The world of quilting is different from other forms of creative expression in that quilters are natural sharers and nurturers. That is the trait that got us in trouble in the first place and led to debacles like the Schlep bag controversy where we all grabbed a hold of a fairly easy technique and didn't bother to go buy the pattern. It has now passed from quilter to quilter so many times that most of us don't even know that it was a printed pattern to begin with let alone who the original designer was.
This is the worst case scenario on the topic of copyright, and yes, it is wrong. This is why the board of Rumpled Quilts-Kin quilting guild has deemed it necessary to stress the importance of not copying patterns for our friends.
But this does not apply to things that are taught. It states in the article that if you teach a technique that you have innovated, you then must accept that your students are going to use that knowledge to their own benefit if they can. You have no right to claim benefits from what your students do with that knowledge. I designed a bag that I call the "Wild Log Cabin bag" and eventually I will have the pattern ready to sell. I've given it to my students in the free-mo classes that I've taught and it's come back to me several times that my students have made these bags and started selling them at local bazaars and craft shows. That's great! Maybe someone who buys one of their bags for $30 will eventually see the pattern on sale for $8.00 and buy it so they can make their own. Or it could end up being another Schlep bag, because it's so easy that you don't really need a pattern for it, and that would be good too because it would give me bragging rights. Eventually I could go anywhere in the country and say, "You know that Crazy Log Cabin bag? I designed that." It would add to my expertise. I'm not going to get stuck on that one item and keep fighting with the idea that I need to be compensated from every person who ever made one. Life is too short. I give my skills to the Universe and the Universe blesses me with more new ideas.

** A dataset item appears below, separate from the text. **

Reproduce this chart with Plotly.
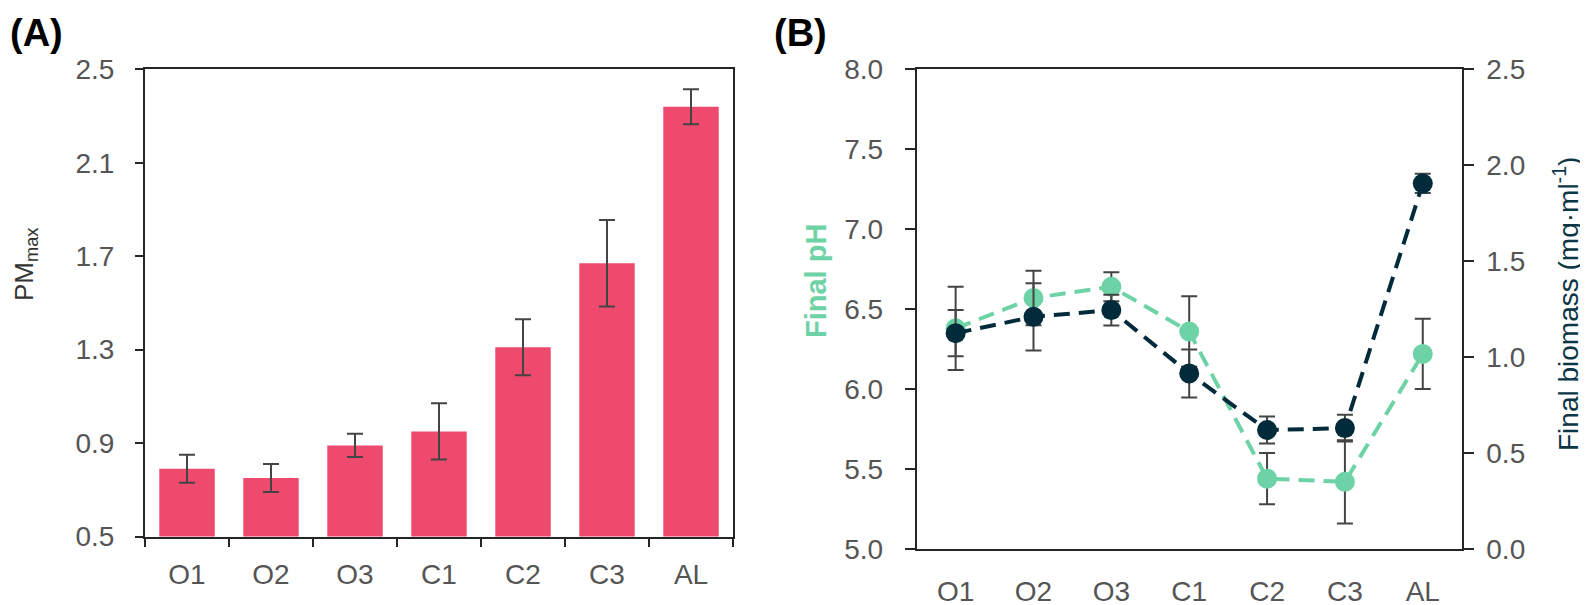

This attitude of sharing ideas and innovations is the whole reason that quilting has had such a resurgence in the past 40 years. I have always maintained that quilters are the best people on the planet because we know the secret to life. To learn and create as much as we can and to share what we know with other like minded people so they can also learn and create and in this way we love each other with our creativity. This is what makes us happy and full of life. This is what makes us quilters.
I applaud Leah Day and her wisdom, her ideas, and her creativity. I applaud that she has the strength of purpose and the giving nature that allows her to give her creativity so freely. She too has been triply blessed by the Universe (read deity if you must) because she has even more to share as she grows in her craft.
Keep in mind that the copyright laws were written to protect the publishing industry, not to curtail creativity. Most quilt designers know this and truly wish to share their techniques with others. As a quilter I say, give the designers their due. As a designer I say, go forth and create!